Inspired to dig deeper into the world of Charlie Watts after learning about his fabulous book collection – see last post about Christie’s sale of Charlie’s library – I bought a book called Charlie’s Good Tonight: The Authorised Biography of Charlie Watts by Paul Sexton. It was a mistake. It is bland, riddled with repetition and insufferably dull, unlike its subject, and I strongly suspect that its subject would agree with me, not that Charlie Watts would have wanted an authorised biography to have been written about him in the first place.
No one in their right mind would deny that Charlie Watts was a fine fellow, a great drummer, a delightful companion and man of exceptionally modest virtue. Such qualities, however, do not make for a page-turner. Paul Sexton, I fear, was faced with an insoluble problem when he took on this commission, presumably at the behest of Charlie’s wife Shirley, who died in December, 2022, 16 months after her husband (the book was published in September 2022), insofar as Charlie didn’t say very much, at least to interviewers. When he did talk, he was vague, often evasive and occasionally taciturn. So, the most obvious research tool (and page filler), music press interviews, was scant to say the least. The next port of call would have been fellow Stones past and present, among the most useful archivist Bill Wyman, all of whom loved him dearly, as did his daughter Seraphina and granddaughter Charlotte. Old friends and fellow musicians too weigh in with their memories but all anyone can say is what a great, laid back, lovely bloke Charlie was, which is no doubt correct.
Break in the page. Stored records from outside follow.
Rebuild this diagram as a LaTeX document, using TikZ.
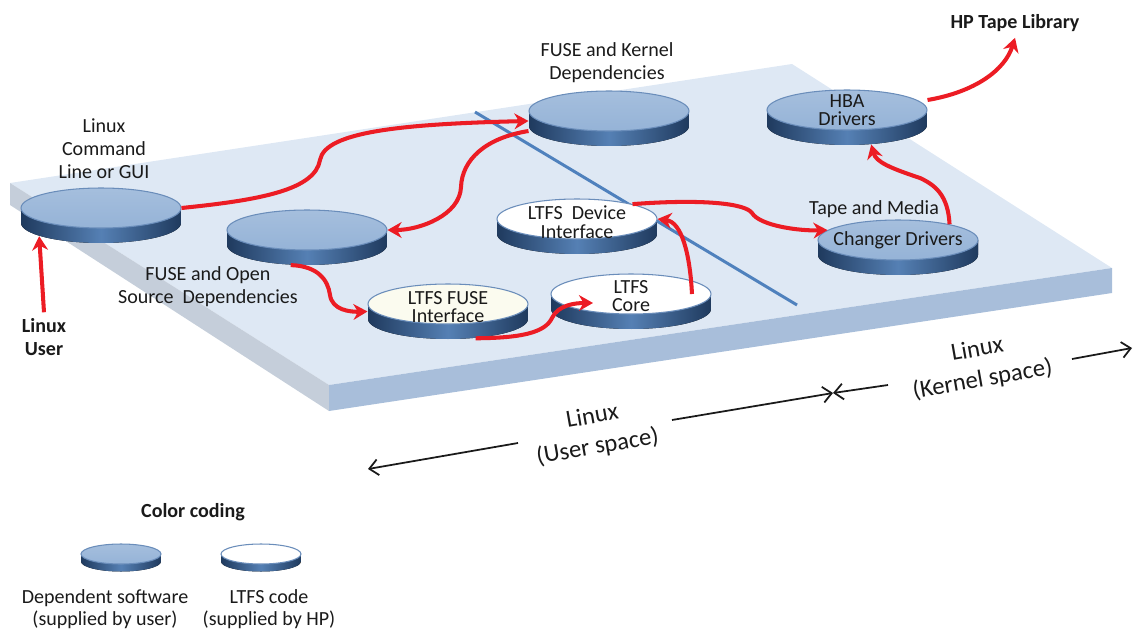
\documentclass[tikz,border=0pt]{standalone}
\usepackage{fontspec}
\setmainfont{Carlito}
\usetikzlibrary{arrows.meta,shapes.geometric}

\definecolor{slabtop}{HTML}{DEE8F4}
\definecolor{slableft}{HTML}{C5CEDA}
\definecolor{slabfront}{HTML}{A8BEDA}
\definecolor{splitblue}{HTML}{4F81BD}
\definecolor{discblue}{HTML}{95B3D7}
\definecolor{discedge}{HTML}{6A8DBA}
\definecolor{discdark}{HTML}{1F3A5E}
\definecolor{discmid}{HTML}{5580B4}
\definecolor{cream}{HTML}{FBFBEF}
\definecolor{flowred}{HTML}{EC1C24}
\definecolor{ink}{HTML}{1A1A1A}

\tikzset{
  disc/.style={ellipse, inner sep=0pt, draw=discedge, line width=0.6pt},
  depdisc/.style={disc, top color=discblue!85!white, bottom color=discblue},
  ltfsdisc/.style={disc, fill=white},
  disctext/.style={align=center, font=\fontsize{11.4}{10.5}\selectfont, text=ink},
  lbl/.style={align=center, font=\fontsize{11.4}{13}\selectfont, text=ink},
  boldlbl/.style={lbl, font=\fontsize{11.4}{13}\selectfont\bfseries},
  flowarrow/.style={flowred, line width=2.3pt, -{Stealth[length=8pt,width=9pt]}},
  spanarrow/.style={ink, line width=1pt, -{Straight Barb[length=5pt,width=9pt]}},
  spanlbl/.style={align=center, font=\fontsize{14}{17.5}\selectfont, text=ink, rotate=10, inner sep=1pt},
}

% #1 scale, #2 name, #3 x, #4 y, #5 style
\newcommand\drawdisc[5][1]{%
  \fill[left color=discdark, right color=discdark, middle color=discmid]
    (#3,#4) ++({-#1*1.6cm},0) -- ++(0,{-#1*0.3cm})
    arc[start angle=180, end angle=360, x radius=#1*1.6cm, y radius=#1*0.4cm]
    -- ++(0,{#1*0.3cm})
    arc[start angle=0, end angle=-180, x radius=#1*1.6cm, y radius=#1*0.4cm] -- cycle;
  \node[#5, minimum width=#1*3.2cm, minimum height=#1*0.8cm] (#2) at (#3,#4) {};
}

\begin{document}
\begin{tikzpicture}[x=0.02cm, y=-0.02cm]
\useasboundingbox (0,0) rectangle (1135,629);

% slab
\fill[slabtop] (10,183) -- (792,64) -- (1112,268) -- (329,385) -- cycle;
\fill[slableft] (10,183) -- (329,385) -- (329,411) -- (10,205) -- cycle;
\fill[slabfront] (329,385) -- (1112,268) -- (1112,293) -- (329,411) -- cycle;
\draw[splitblue, line width=1.7pt] (475,112) -- (797,305);

% discs
\drawdisc{cmd}{101}{208}{depdisc}
\drawdisc{fo}{307}{230}{depdisc}
\drawdisc{fk}{609}{111}{depdisc}
\drawdisc{hba}{847}{110}{depdisc}
\drawdisc{dev}{577}{219}{ltfsdisc}
\drawdisc{lf}{448}{304}{disc, fill=cream}
\drawdisc{core}{631}{294}{ltfsdisc}
\drawdisc{ch}{898}{240}{depdisc}
\drawdisc[0.5]{keydep}{121}{554}{depdisc}
\drawdisc[0.5]{keyltfs}{261}{554}{ltfsdisc}

\node[disctext] at (hba.center) {HBA\\Drivers};
\node[disctext] at (ch.center) {Changer Drivers};
\node[disctext] at ([yshift=-0.06cm]dev.center) {LTFS\ \ Device\\Interface};
\node[disctext] at ([yshift=-0.04cm]core.center) {LTFS\\Core};
\node[disctext] at ([yshift=-0.06cm]lf.center) {LTFS FUSE\\Interface};

% labels
\node[lbl] (cmdlbl) at (104,149) {Linux\\Command\\Line or GUI};
\node[lbl] (folbl) at (208,287) {FUSE and Open\\Source\ \ Dependencies};
\node[lbl] (fklbl) at (607,63) {FUSE and Kernel\\Dependencies};
\node[lbl] (tmlbl) at (874,209) {Tape and Media};
\node[boldlbl] (tape) at (1015,23) {HP Tape Library};
\node[boldlbl] (user) at (44,337) {Linux\\User};
\node[boldlbl] (key) at (193,512) {Color coding};
\node[lbl, font=\fontsize{11.4}{12.5}\selectfont] (keydeplbl) at (105,609) {Dependent software\\(supplied by user)};
\node[lbl, font=\fontsize{11.4}{12.5}\selectfont] (keyltfslbl) at (269,609) {LTFS code\\(supplied by HP)};

% red flows
\draw[flowarrow] (user.north) -- ([yshift=-0.3cm]cmd.192);
\draw[flowarrow] (cmd.east) .. controls (260,200) and (315,190) .. (320,160)
  .. controls (325,132) and (400,124) .. ([yshift=-0.2cm]fk.west);
\draw[flowarrow] ([yshift=-0.4cm]fk.west) .. controls (485,138) and (462,160) .. (461,187)
  .. controls (460,215) and (420,230) .. (fo.east);
\draw[flowarrow] ([yshift=-0.3cm]fo.231) .. controls (318,266) and (328,280) .. (330,295)
  .. controls (332,310) and (350,312) .. ([yshift=-0.15cm]lf.west);
\draw[flowarrow] ([yshift=-0.3cm]lf.325) .. controls (520,338) and (545,333) .. (552,318)
  .. controls (558,305) and (575,303) .. ([xshift=-0.76cm,yshift=-0.18cm]core.center);
\draw[flowarrow] ([xshift=1.22cm]core.center) .. controls (690,255) and (682,222) .. (dev.east);
\draw[flowarrow] (dev.15) .. controls (700,199) and (745,203) .. (752,213)
  .. controls (760,226) and (800,231) .. (ch.172);
\draw[flowarrow] (ch.17) .. controls (948,195) and (935,185) .. (920,178)
  .. controls (890,168) and (876,162) .. ([yshift=-0.3cm]hba.321);
\draw[flowarrow] ([yshift=0.2cm]hba.east) .. controls (975,92) and (1005,70) .. (tape.south);

% user / kernel space
\coordinate (usL) at (368,469);
\coordinate (usA) at (518,443);
\coordinate (usB) at (672,420);
\coordinate (split) at (833,393);
\coordinate (ksA) at (888,385);
\coordinate (ksB) at (1072,359);
\coordinate (ksR) at (1132,348);
\node[spanlbl] (uslbl) at (595,432) {Linux\\(User space)};
\node[spanlbl] (kslbl) at (980,365) {Linux\\(Kernel space)};
\draw[spanarrow] (usA) -- (usL);
\draw[spanarrow] (usB) -- (split);
\draw[spanarrow] (ksA) -- (split);
\draw[spanarrow] (ksB) -- (ksR);
\end{tikzpicture}
\end{document}
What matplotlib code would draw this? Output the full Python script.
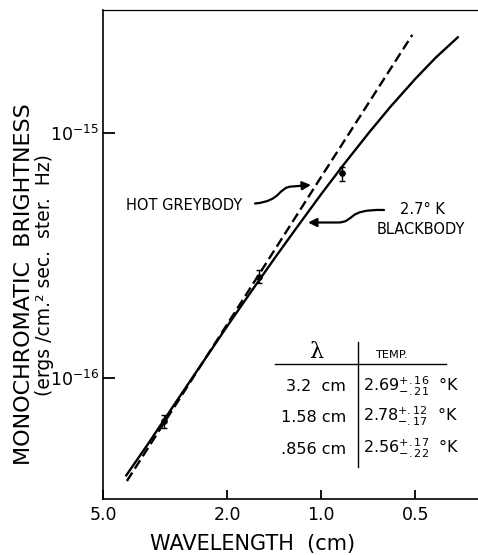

Mick and Keith write forewords and it must have been something of a relief for them to read a book about a Rolling Stone that draws a polite veil over the stuff that makes most people buy them in the first place. It’s no secret that the Stones’ story is littered with decadence on an industrial scale, as detailed in countless other books, but apart from a brief lapse in the mid-1980s when he overindulged in drugs and booze Charlie seems to have been looking the other way when all that was going on. It comes as no surprise that the brief lapse is dealt with briefly.
The distance that Charlie placed between himself and the rest of the group, certainly Mick, Keith and Brian, though perhaps not Bill, was established early on. “It’s just a job that pays well,” was his default position, and it remained that way until the end. It seems he threatened to leave a few times but was dragged back, perhaps because he enjoyed playing the drums, perhaps because Rolling Stones tours were so lucrative, most especially from the 1990s onwards. He was never happier than when the tour was over and he could return to his small family, whom he loved as deeply as they loved him. Charlotte thinks he was born a granddad, which is rather sweet, but doesn’t set the pulse racing.
There isn’t even much about the Stones’ music, which is discussed only in the most insipid of terms, and never with a critical eye. Nevertheless, if you want to know about Charlie’s love of jazz, the jazz albums he made and jazz bands he led, his drumming technique, what others felt about his drumming and lifestyle, the camaraderie within the Rolling Stones, the cool and often extremely expensive clothes he liked to wear, his love of cricket and antique firearms, and Shirley’s love of horses, this is the book for you. Considering it’s about a man who lived to the grand age of 80, it won’t take you long to read either. File under ‘Affectionate Memoir’.
2 comments:
Sounds like a book that didn't need to be written.
Thanks for saving me a couple of hours there, Chris.